Source code of charts
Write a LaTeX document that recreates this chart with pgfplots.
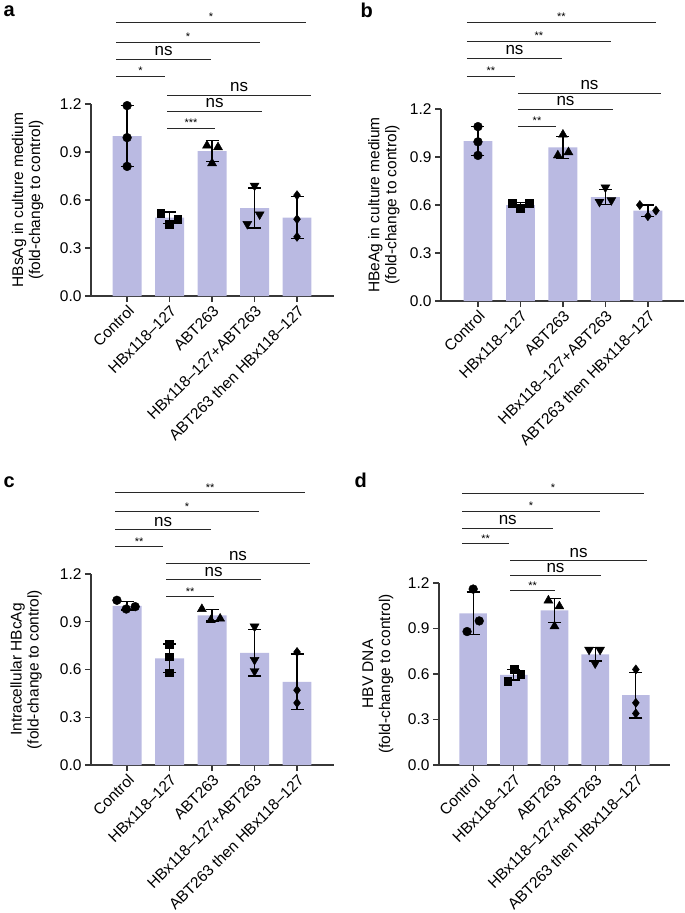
\documentclass[border=0pt]{standalone}
\usepackage{pgfplots}
\pgfplotsset{compat=1.18}
\usepackage{fontspec}
\setmainfont{Liberation Sans}

\definecolor{barcol}{RGB}{186,186,226}
\definecolor{axcol}{RGB}{55,55,55}
\definecolor{sigcol}{RGB}{40,40,40}

\pgfplotsset{
  panel/.style={
    scale only axis, anchor=south west, clip=false,
    ymin=0, ymax=1.2,
    axis x line=bottom, axis y line=left,
    axis line style={-, line width=1.3pt, draw=axcol},
    every tick/.style={line width=1.3pt, draw=axcol},
    tick align=outside, major tick length=6pt,
    xtick={0,...,4},
    xticklabels={Control,HBx118--127,ABT263,HBx118--127+ABT263,ABT263 then HBx118--127},
    xticklabel style={rotate=45, anchor=north east, inner sep=1.5pt},
    ytick={0,0.3,0.6,0.9,1.2},
    yticklabels={0.0,0.3,0.6,0.9,1.2},
    ylabel style={align=center, anchor=center},
  },
}

% bars, SD error bars, replicate points, significance lines
\newcommand{\bars}[1]{\addplot[ybar, bar width=0.68, fill=barcol, draw=none, forget plot] coordinates {#1};}
\newcommand{\errs}[1]{\addplot[draw=none, forget plot,
  error bars/.cd, y dir=both, y explicit,
  error bar style={draw=black, line width=1.3pt},
  error mark options={rotate=90, mark size=6.5pt, draw=black, line width=1.3pt}] coordinates {#1};}
\newcommand{\pts}[2]{\addplot[only marks, black, forget plot, #1] coordinates {#2};}
\newcommand{\sig}[4]{\addplot[sigcol, line width=0.9pt, mark=none, forget plot] coordinates {(#1,#3) (#2,#3)}
  node[pos=0.5, above, inner sep=1pt, black, font=\fontsize{11}{11}\selectfont] {#4};}
\newcommand{\ns}[3]{\addplot[sigcol, line width=0.9pt, mark=none, forget plot] coordinates {(#1,#3) (#2,#3)}
  node[pos=0.5, above, inner sep=3pt, black, font=\fontsize{17}{17}\selectfont] {ns};}

\begin{document}
\begin{tikzpicture}[font=\fontsize{15.5}{17}\selectfont]
\path[use as bounding box] (0pt,0pt) rectangle (685pt,-913pt);

\node[anchor=base west, font=\fontsize{20}{20}\selectfont\bfseries] at (0pt,-16pt) {a};
\node[anchor=base west, font=\fontsize{20}{20}\selectfont\bfseries] at (357pt,-17pt) {b};
\node[anchor=base west, font=\fontsize{20}{20}\selectfont\bfseries] at (0pt,-487pt) {c};
\node[anchor=base west, font=\fontsize{20}{20}\selectfont\bfseries] at (351pt,-487pt) {d};

% ---------- a ----------
\begin{axis}[panel, at={(91pt,-296pt)}, width=243pt, height=192pt,
  xmin=-0.85, xmax=4.87,
  ylabel={HBsAg in culture medium\\(fold-change to control)},
  ylabel style={at={(axis description cs:-0.261,0.5)}}]
\bars{(0,1.00) (1,0.49) (2,0.905) (3,0.55) (4,0.49)}
\errs{(0,1.00) +- (0,0.19) (1,0.49) +- (0,0.035) (2,0.905) +- (0,0.065) (3,0.55) +- (0,0.125) (4,0.49) +- (0,0.13)}
\pts{mark=*, mark size=4.4pt}{(0,1.19) (0,0.99) (0,0.81)}
\pts{mark=square*, mark size=3.9pt}{(0.79,0.52) (1,0.45) (1.19,0.48)}
\pts{mark=triangle*, mark size=5.2pt}{(1.88,0.94) (2.14,0.93) (2,0.83)}
\pts{mark=triangle*, mark size=5.2pt, mark options={rotate=180}}{(3,0.69) (2.83,0.45) (3.12,0.51)}
\pts{mark=diamond*, mark size=4.6pt}{(4,0.63) (4,0.48) (4,0.37)}
\sig{-0.26}{4.21}{1.712}{*}
\sig{-0.26}{3.13}{1.587}{*}
\ns{-0.26}{1.98}{1.48}
\sig{-0.26}{0.89}{1.375}{*}
\ns{0.94}{4.33}{1.256}
\ns{0.94}{3.18}{1.156}
\sig{0.94}{2.07}{1.05}{***}
\end{axis}

% ---------- b ----------
\begin{axis}[panel, at={(441pt,-301pt)}, width=243pt, height=192pt,
  xmin=-0.87, xmax=4.85,
  ylabel={HBeAg in culture medium\\(fold-change to control)},
  ylabel style={at={(axis description cs:-0.235,0.5)}}]
\bars{(0,1.00) (1,0.60) (2,0.96) (3,0.65) (4,0.565)}
\errs{(0,1.00) +- (0,0.09) (1,0.60) +- (0,0.017) (2,0.96) +- (0,0.07) (3,0.65) +- (0,0.045) (4,0.565) +- (0,0.035)}
\pts{mark=*, mark size=4.4pt}{(0,1.09) (0,0.995) (0,0.91)}
\pts{mark=square*, mark size=3.9pt}{(0.81,0.61) (1,0.58) (1.21,0.61)}
\pts{mark=triangle*, mark size=5.2pt}{(2,1.04) (1.88,0.91) (2.13,0.93)}
\pts{mark=triangle*, mark size=5.2pt, mark options={rotate=180}}{(3,0.71) (2.86,0.62) (3.14,0.63)}
\pts{mark=diamond*, mark size=4.6pt}{(3.81,0.60) (4,0.53) (4.19,0.565)}
\sig{-0.26}{4.19}{1.744}{**}
\sig{-0.26}{3.13}{1.625}{**}
\ns{-0.26}{1.98}{1.519}
\sig{-0.26}{0.87}{1.406}{**}
\ns{0.94}{4.31}{1.30}
\ns{0.94}{3.18}{1.20}
\sig{0.94}{1.84}{1.094}{**}
\end{axis}

% ---------- c ----------
\begin{axis}[panel, at={(91pt,-765pt)}, width=243pt, height=191pt,
  xmin=-0.85, xmax=4.87,
  ylabel={Intracellular HBcAg\\(fold-change to control)},
  ylabel style={at={(axis description cs:-0.267,0.5)}}]
\bars{(0,1.00) (1,0.67) (2,0.94) (3,0.705) (4,0.523)}
\errs{(0,1.00) +- (0,0.027) (1,0.67) +- (0,0.09) (2,0.94) +- (0,0.035) (3,0.705) +- (0,0.145) (4,0.523) +- (0,0.175)}
\pts{mark=*, mark size=4.4pt}{(-0.24,1.035) (-0.02,0.98) (0.19,0.995)}
\pts{mark=square*, mark size=3.9pt}{(1,0.76) (1,0.68) (1,0.58)}
\pts{mark=triangle*, mark size=5.2pt}{(1.76,0.98) (1.97,0.91) (2.19,0.92)}
\pts{mark=triangle*, mark size=5.2pt, mark options={rotate=180}}{(3,0.87) (3,0.66) (3,0.59)}
\pts{mark=diamond*, mark size=4.6pt}{(4,0.71) (4,0.47) (4,0.39)}
\sig{-0.28}{4.19}{1.711}{**}
\sig{-0.28}{3.10}{1.591}{*}
\ns{-0.28}{1.98}{1.478}
\sig{-0.28}{0.85}{1.371}{**}
\ns{0.92}{4.30}{1.264}
\ns{0.92}{3.15}{1.164}
\sig{0.92}{2.05}{1.057}{**}
\end{axis}

% ---------- d ----------
\begin{axis}[panel, at={(439pt,-765pt)}, width=231pt, height=182pt,
  xmin=-0.84, xmax=4.84,
  ylabel={HBV DNA\\(fold-change to control)},
  ylabel style={at={(axis description cs:-0.264,0.5)}}]
\bars{(0,1.00) (1,0.595) (2,1.02) (3,0.73) (4,0.46)}
\errs{(0,1.00) +- (0,0.14) (1,0.595) +- (0,0.035) (2,1.02) +- (0,0.08) (3,0.73) +- (0,0.045) (4,0.46) +- (0,0.15)}
\pts{mark=*, mark size=4.4pt}{(0,1.16) (-0.15,0.88) (0.15,0.95)}
\pts{mark=square*, mark size=3.9pt}{(0.85,0.55) (1,0.63) (1.17,0.60)}
\pts{mark=triangle*, mark size=5.2pt}{(1.85,1.085) (2.12,1.046) (2,0.915)}
\pts{mark=triangle*, mark size=5.2pt, mark options={rotate=180}}{(2.85,0.76) (3.12,0.76) (3,0.67)}
\pts{mark=diamond*, mark size=4.6pt}{(4,0.63) (4,0.41) (4,0.34)}
\sig{-0.27}{4.20}{1.791}{*}
\sig{-0.27}{3.12}{1.673}{*}
\ns{-0.27}{1.97}{1.562}
\sig{-0.27}{0.88}{1.458}{**}
\ns{0.91}{4.28}{1.346}
\ns{0.91}{3.14}{1.248}
\sig{0.91}{2.01}{1.150}{**}
\end{axis}
\end{tikzpicture}
\end{document}
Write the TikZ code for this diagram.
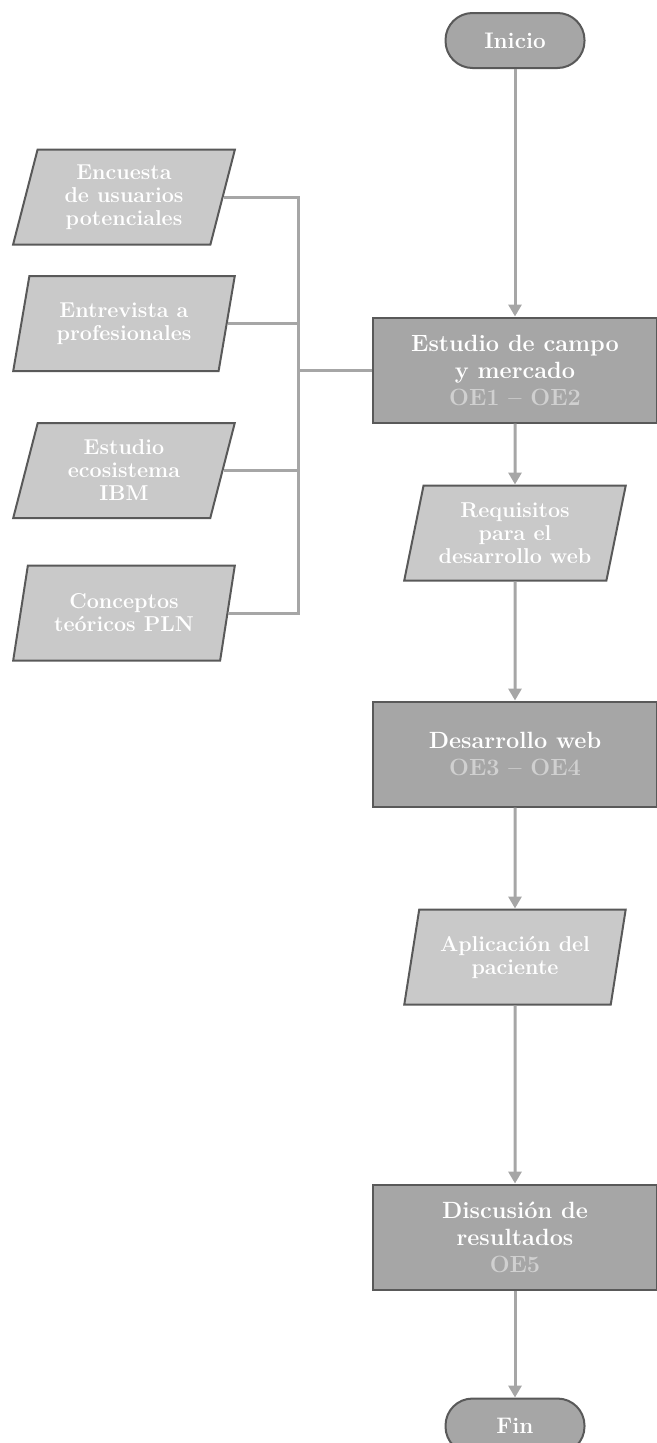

_Requirement:_ Where a line in the entries holds the word "Write", copy that line.

_Exercise result:_
Write a LaTeX document that recreates this chart with pgfplots.
Write the TikZ code for this diagram.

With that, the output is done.